• MATERIAL:
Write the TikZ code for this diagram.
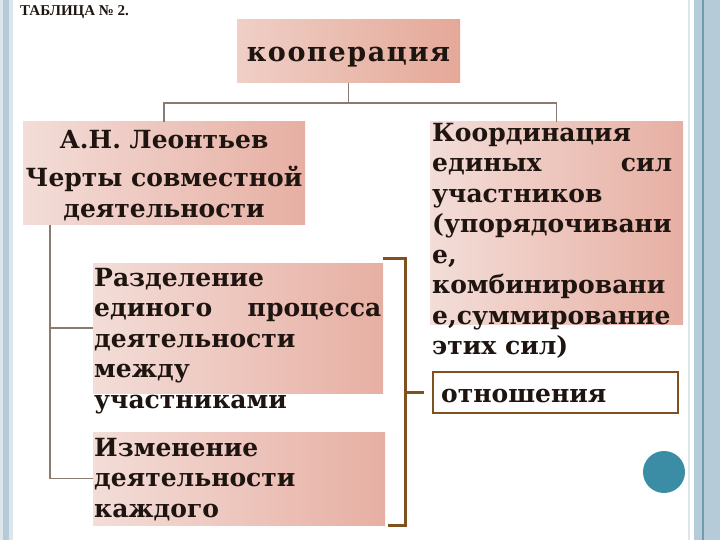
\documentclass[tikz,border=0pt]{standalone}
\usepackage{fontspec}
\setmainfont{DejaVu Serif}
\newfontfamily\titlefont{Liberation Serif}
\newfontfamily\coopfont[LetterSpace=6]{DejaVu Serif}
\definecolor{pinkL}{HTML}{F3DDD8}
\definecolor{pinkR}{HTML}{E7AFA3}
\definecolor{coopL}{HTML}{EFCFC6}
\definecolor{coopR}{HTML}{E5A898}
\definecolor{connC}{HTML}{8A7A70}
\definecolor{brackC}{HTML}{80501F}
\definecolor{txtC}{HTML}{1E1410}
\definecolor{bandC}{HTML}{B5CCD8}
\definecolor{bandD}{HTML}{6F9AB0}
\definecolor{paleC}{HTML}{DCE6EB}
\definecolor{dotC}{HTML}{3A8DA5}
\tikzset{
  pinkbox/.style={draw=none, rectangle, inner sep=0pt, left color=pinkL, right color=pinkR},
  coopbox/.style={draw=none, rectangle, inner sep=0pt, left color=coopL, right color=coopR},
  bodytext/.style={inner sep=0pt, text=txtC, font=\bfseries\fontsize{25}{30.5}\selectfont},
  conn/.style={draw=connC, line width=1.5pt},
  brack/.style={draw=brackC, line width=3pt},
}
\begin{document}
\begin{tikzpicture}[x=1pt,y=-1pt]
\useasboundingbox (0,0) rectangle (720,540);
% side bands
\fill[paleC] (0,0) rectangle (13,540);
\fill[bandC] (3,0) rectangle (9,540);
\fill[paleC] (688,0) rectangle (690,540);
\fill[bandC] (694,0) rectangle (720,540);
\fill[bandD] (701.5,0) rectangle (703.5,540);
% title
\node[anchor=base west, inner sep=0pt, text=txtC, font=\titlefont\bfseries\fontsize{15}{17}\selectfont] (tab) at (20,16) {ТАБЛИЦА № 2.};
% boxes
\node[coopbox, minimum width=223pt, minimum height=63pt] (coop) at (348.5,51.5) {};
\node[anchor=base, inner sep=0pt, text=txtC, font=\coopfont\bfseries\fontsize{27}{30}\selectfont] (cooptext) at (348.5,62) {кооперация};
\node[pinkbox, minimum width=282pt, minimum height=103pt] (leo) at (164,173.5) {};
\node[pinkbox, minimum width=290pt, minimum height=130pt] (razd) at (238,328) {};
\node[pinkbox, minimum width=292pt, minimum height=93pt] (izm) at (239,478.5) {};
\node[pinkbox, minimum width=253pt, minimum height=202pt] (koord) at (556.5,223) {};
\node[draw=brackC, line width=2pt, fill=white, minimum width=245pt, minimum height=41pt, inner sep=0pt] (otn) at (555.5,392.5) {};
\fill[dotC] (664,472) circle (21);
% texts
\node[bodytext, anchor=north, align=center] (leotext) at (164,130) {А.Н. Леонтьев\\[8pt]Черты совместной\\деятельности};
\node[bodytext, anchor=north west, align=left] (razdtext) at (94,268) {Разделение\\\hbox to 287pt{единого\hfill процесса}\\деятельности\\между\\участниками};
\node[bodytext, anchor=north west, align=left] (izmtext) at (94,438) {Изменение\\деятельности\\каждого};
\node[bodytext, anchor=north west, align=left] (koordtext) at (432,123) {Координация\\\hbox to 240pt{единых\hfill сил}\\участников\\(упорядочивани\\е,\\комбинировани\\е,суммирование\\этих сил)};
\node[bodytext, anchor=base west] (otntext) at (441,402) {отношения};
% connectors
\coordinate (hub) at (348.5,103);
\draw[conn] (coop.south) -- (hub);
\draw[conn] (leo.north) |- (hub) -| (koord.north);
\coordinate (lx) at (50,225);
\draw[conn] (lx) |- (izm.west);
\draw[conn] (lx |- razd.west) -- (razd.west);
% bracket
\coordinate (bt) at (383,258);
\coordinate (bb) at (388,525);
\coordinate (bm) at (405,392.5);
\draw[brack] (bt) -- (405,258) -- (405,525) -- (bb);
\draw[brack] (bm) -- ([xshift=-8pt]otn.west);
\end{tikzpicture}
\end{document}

• EXERCISE PROMPT:
Leave out the pictures and give the listing above again exactly.

• OUTPUT FOR THIS EXERCISE:
Write the TikZ code for this diagram.
\documentclass[tikz,border=0pt]{standalone}
\usepackage{fontspec}
\setmainfont{DejaVu Serif}
\newfontfamily\titlefont{Liberation Serif}
\newfontfamily\coopfont[LetterSpace=6]{DejaVu Serif}
\definecolor{pinkL}{HTML}{F3DDD8}
\definecolor{pinkR}{HTML}{E7AFA3}
\definecolor{coopL}{HTML}{EFCFC6}
\definecolor{coopR}{HTML}{E5A898}
\definecolor{connC}{HTML}{8A7A70}
\definecolor{brackC}{HTML}{80501F}
\definecolor{txtC}{HTML}{1E1410}
\definecolor{bandC}{HTML}{B5CCD8}
\definecolor{bandD}{HTML}{6F9AB0}
\definecolor{paleC}{HTML}{DCE6EB}
\definecolor{dotC}{HTML}{3A8DA5}
\tikzset{
  pinkbox/.style={draw=none, rectangle, inner sep=0pt, left color=pinkL, right color=pinkR},
  coopbox/.style={draw=none, rectangle, inner sep=0pt, left color=coopL, right color=coopR},
  bodytext/.style={inner sep=0pt, text=txtC, font=\bfseries\fontsize{25}{30.5}\selectfont},
  conn/.style={draw=connC, line width=1.5pt},
  brack/.style={draw=brackC, line width=3pt},
}
\begin{document}
\begin{tikzpicture}[x=1pt,y=-1pt]
\useasboundingbox (0,0) rectangle (720,540);
% side bands
\fill[paleC] (0,0) rectangle (13,540);
\fill[bandC] (3,0) rectangle (9,540);
\fill[paleC] (688,0) rectangle (690,540);
\fill[bandC] (694,0) rectangle (720,540);
\fill[bandD] (701.5,0) rectangle (703.5,540);
% title
\node[anchor=base west, inner sep=0pt, text=txtC, font=\titlefont\bfseries\fontsize{15}{17}\selectfont] (tab) at (20,16) {ТАБЛИЦА № 2.};
% boxes
\node[coopbox, minimum width=223pt, minimum height=63pt] (coop) at (348.5,51.5) {};
\node[anchor=base, inner sep=0pt, text=txtC, font=\coopfont\bfseries\fontsize{27}{30}\selectfont] (cooptext) at (348.5,62) {кооперация};
\node[pinkbox, minimum width=282pt, minimum height=103pt] (leo) at (164,173.5) {};
\node[pinkbox, minimum width=290pt, minimum height=130pt] (razd) at (238,328) {};
\node[pinkbox, minimum width=292pt, minimum height=93pt] (izm) at (239,478.5) {};
\node[pinkbox, minimum width=253pt, minimum height=202pt] (koord) at (556.5,223) {};
\node[draw=brackC, line width=2pt, fill=white, minimum width=245pt, minimum height=41pt, inner sep=0pt] (otn) at (555.5,392.5) {};
\fill[dotC] (664,472) circle (21);
% texts
\node[bodytext, anchor=north, align=center] (leotext) at (164,130) {А.Н. Леонтьев\\[8pt]Черты совместной\\деятельности};
\node[bodytext, anchor=north west, align=left] (razdtext) at (94,268) {Разделение\\\hbox to 287pt{единого\hfill процесса}\\деятельности\\между\\участниками};
\node[bodytext, anchor=north west, align=left] (izmtext) at (94,438) {Изменение\\деятельности\\каждого};
\node[bodytext, anchor=north west, align=left] (koordtext) at (432,123) {Координация\\\hbox to 240pt{единых\hfill сил}\\участников\\(упорядочивани\\е,\\комбинировани\\е,суммирование\\этих сил)};
\node[bodytext, anchor=base west] (otntext) at (441,402) {отношения};
% connectors
\coordinate (hub) at (348.5,103);
\draw[conn] (coop.south) -- (hub);
\draw[conn] (leo.north) |- (hub) -| (koord.north);
\coordinate (lx) at (50,225);
\draw[conn] (lx) |- (izm.west);
\draw[conn] (lx |- razd.west) -- (razd.west);
% bracket
\coordinate (bt) at (383,258);
\coordinate (bb) at (388,525);
\coordinate (bm) at (405,392.5);
\draw[brack] (bt) -- (405,258) -- (405,525) -- (bb);
\draw[brack] (bm) -- ([xshift=-8pt]otn.west);
\end{tikzpicture}
\end{document}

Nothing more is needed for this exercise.